The long days of flights and airports are tiring but the weeks away from home were also starting to wear on Juliana. By the end she started getting extra fussy, even needing extra naps. She wanted to be touching me 90% of her waking hours, and if she was as far as 2 feet away she would pitifully cry, “Mumm-ma! Mumm-maaaa!” At home, Juliana squeals impatiently and grabs her hat when anyone mentions going outside. While traveling, on the other hand, she was excited whenever we got back to our room. Oh, and did I mention that the entire time she was working on two painful molars? I've always heard that molars are difficult, but I didn't realize they took so long to come in! Poor baby.

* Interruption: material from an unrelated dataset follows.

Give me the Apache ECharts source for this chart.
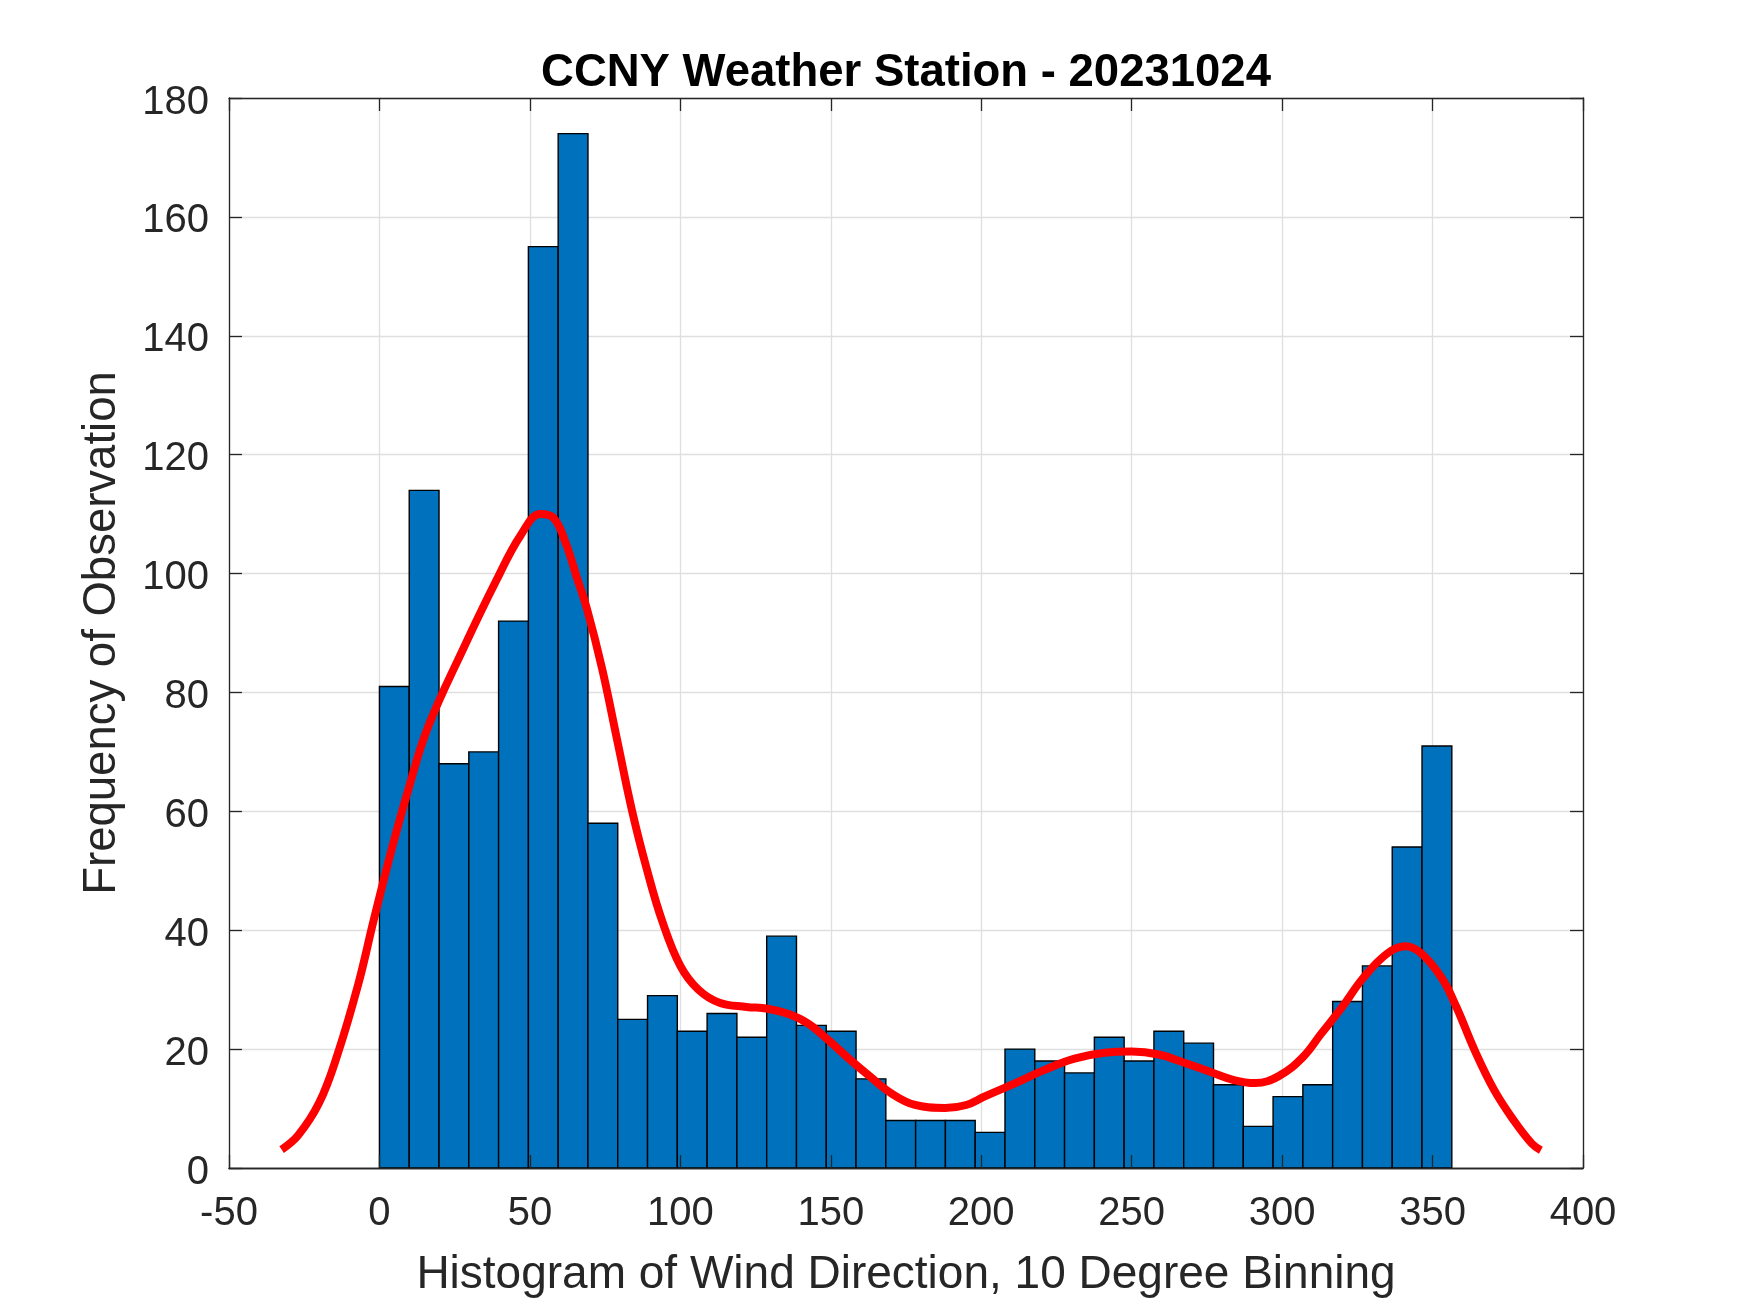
<!DOCTYPE html>
<html>
<head>
<meta charset="utf-8">
<script src="https://cdn.jsdelivr.net/npm/echarts@6/dist/echarts.min.js"></script>
<style>
html,body{margin:0;padding:0;background:#fff;}
#chart{width:1750px;height:1313px;}
</style>
</head>
<body>
<div id="chart"></div>
<script>
// Histogram bin edges (degrees) - 36 bins
const binEdges = [0, 9.9, 19.8, 29.7, 39.6, 49.5, 59.4, 69.3, 79.2, 89.1, 99, 108.9, 118.8, 128.7, 138.6, 148.5, 158.4, 168.3, 178.2, 188.1, 198, 207.9, 217.8, 227.7, 237.6, 247.5, 257.4, 267.3, 277.2, 287.1, 297, 306.9, 316.8, 326.7, 336.6, 346.5, 356.4];
// Frequency of observation per bin
const binCounts = [81, 114, 68, 70, 92, 155, 174, 58, 25, 29, 23, 26, 22, 39, 24, 23, 15, 8, 8, 8, 6, 20, 18, 16, 22, 18, 23, 21, 14, 7, 12, 14, 28, 34, 54, 71];
// Smooth fitted curve (x = degrees, y = frequency)
const curveX = [-32.5, -27, -20, -14, -7, -2, 4, 9.5, 16, 28, 39, 47, 53.5, 58, 62, 65.5, 69, 74, 79, 84, 89, 94, 100, 106, 113, 122, 129, 136, 142.5, 149, 156, 163, 170, 178, 188, 195, 201, 211, 221, 231, 241, 250, 259, 267, 276, 284, 291, 299, 307, 313, 320, 327, 335, 341, 346, 353, 358, 364, 370.5, 377, 383, 386];
const curveY = [3.1, 5.5, 11, 19, 31, 41.5, 53.5, 63.5, 74, 87.5, 99, 106.5, 110, 109.3, 105, 99.5, 94, 84, 72, 60, 50, 41.5, 34, 30, 27.8, 27.1, 26.8, 25.9, 24.3, 21.6, 18.4, 15.4, 12.6, 10.6, 10.1, 10.6, 12, 14.2, 16.5, 18.4, 19.4, 19.6, 19.1, 17.8, 16.2, 14.8, 14.3, 15.5, 18.7, 22.6, 27.1, 32, 36.1, 37.3, 36.2, 32, 27, 19.8, 13.1, 8, 4.1, 3];
// Axis ticks
const xTicks = [-50, 0, 50, 100, 150, 200, 250, 300, 350, 400];
const yTicks = [0, 20, 40, 60, 80, 100, 120, 140, 160, 180];

const titleText = 'CCNY Weather Station - 20231024';
const xLabel = 'Histogram of Wind Direction, 10 Degree Binning';
const yLabel = 'Frequency of Observation';

const FONT = "Arial, 'Liberation Sans', Helvetica, sans-serif";
const AX = '#262626';

const barData = binCounts.map((c, i) => [binEdges[i], binEdges[i + 1], c]);
const curveData = curveX.map((x, i) => [x, curveY[i]]);

const xMin = xTicks[0], xMax = xTicks[xTicks.length - 1], xInt = xTicks[1] - xTicks[0];
const yMin = yTicks[0], yMax = yTicks[yTicks.length - 1], yInt = yTicks[1] - yTicks[0];

const chart = echarts.init(document.getElementById('chart'), null, {renderer: 'canvas'});

const tickOnly = (pos, z) => ({
  type: 'value', position: pos, min: 0, max: 0, z: z,
  axisLine: {show: true, onZero: false, lineStyle: {color: AX, width: 1.3}},
  axisTick: {show: true, inside: true, length: 13, lineStyle: {color: AX, width: 1.3}},
  axisLabel: {show: false},
  splitLine: {show: false}
});

const xSec = (pos, z) => Object.assign(tickOnly(pos, z), {min: xMin, max: xMax, interval: xInt});
const ySec = (pos, z) => Object.assign(tickOnly(pos, z), {min: yMin, max: yMax, interval: yInt});

chart.setOption({
  animation: false,
  backgroundColor: '#ffffff',
  title: {
    text: titleText,
    left: 901, top: 45, textAlign: 'center',
    textStyle: {fontFamily: FONT, fontSize: 45.5, fontWeight: 'bold', color: '#000'}
  },
  grid: {left: 229, right: 167, top: 98, bottom: 145, containLabel: false},
  xAxis: [
    {
      type: 'value', position: 'bottom', min: xMin, max: xMax, interval: xInt,
      name: xLabel, nameLocation: 'middle', nameGap: 84,
      nameTextStyle: {fontFamily: FONT, fontSize: 46, color: AX},
      axisLine: {show: true, onZero: false, lineStyle: {color: AX, width: 1.3}},
      axisTick: {show: false},
      axisLabel: {show: true, margin: 26, fontFamily: FONT, fontSize: 40, color: AX},
      splitLine: {show: true, lineStyle: {color: '#dfdfdf', width: 1.3}}
    },
    xSec('top', 0),
    xSec('bottom', 10)
  ],
  yAxis: [
    {
      type: 'value', position: 'left', min: yMin, max: yMax, interval: yInt,
      name: yLabel, nameLocation: 'middle', nameGap: 104,
      nameTextStyle: {fontFamily: FONT, fontSize: 45.5, color: AX},
      axisLine: {show: true, onZero: false, lineStyle: {color: AX, width: 1.3}},
      axisTick: {show: true, inside: true, length: 13, lineStyle: {color: AX, width: 1.3}},
      axisLabel: {
        show: true, margin: 20, color: AX,
        formatter: '{t|{value}}',
        rich: {t: {fontFamily: FONT, fontSize: 40, color: AX, padding: [9, 0, 0, 0]}}
      },
      splitLine: {show: true, lineStyle: {color: '#dfdfdf', width: 1.3}}
    },
    ySec('right', 0)
  ],
  series: [
    {
      type: 'custom',
      xAxisIndex: 0, yAxisIndex: 0,
      data: barData,
      encode: {x: [0, 1], y: 2},
      z: 2,
      renderItem: function (params, api) {
        const x0 = api.value(0), x1 = api.value(1), v = api.value(2);
        const p0 = api.coord([x0, v]);
        const p1 = api.coord([x1, 0]);
        return {
          type: 'rect',
          shape: {x: p0[0], y: p0[1], width: p1[0] - p0[0], height: p1[1] - p0[1]},
          style: {fill: '#0072BD', stroke: '#000000', lineWidth: 1.4}
        };
      }
    },
    {
      type: 'line',
      xAxisIndex: 0, yAxisIndex: 0,
      data: curveData,
      smooth: 0.4,
      showSymbol: false,
      symbol: 'none',
      z: 5,
      lineStyle: {color: '#ff0000', width: 8, cap: 'butt', join: 'round'}
    }
  ]
});
</script>
</body>
</html>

Cuddling with mama on a trek across town
Despite all that, Juliana mostly enjoyed the travels. She got to charm hundreds of new people and play peek-a-boo with strangers on the plane. She got to ride an elephant and discovered their mutual love of bananas. She even took a nice nap while swaying along atop a lumbering elephant. She played with her aunt Melissa, who taught her important life lessons like how to climb up a slide. She went swimming and sliding and walked barefoot in the grass. She got to have bare arms and legs for three whole weeks. She played with other kids and went outside every day. She took her 16-23rd flights. Quite a lot of activity for a seventeen month old!
Taking a ride atop a 4 ton elephant. (She's inside the carrier getting in a nice little nap).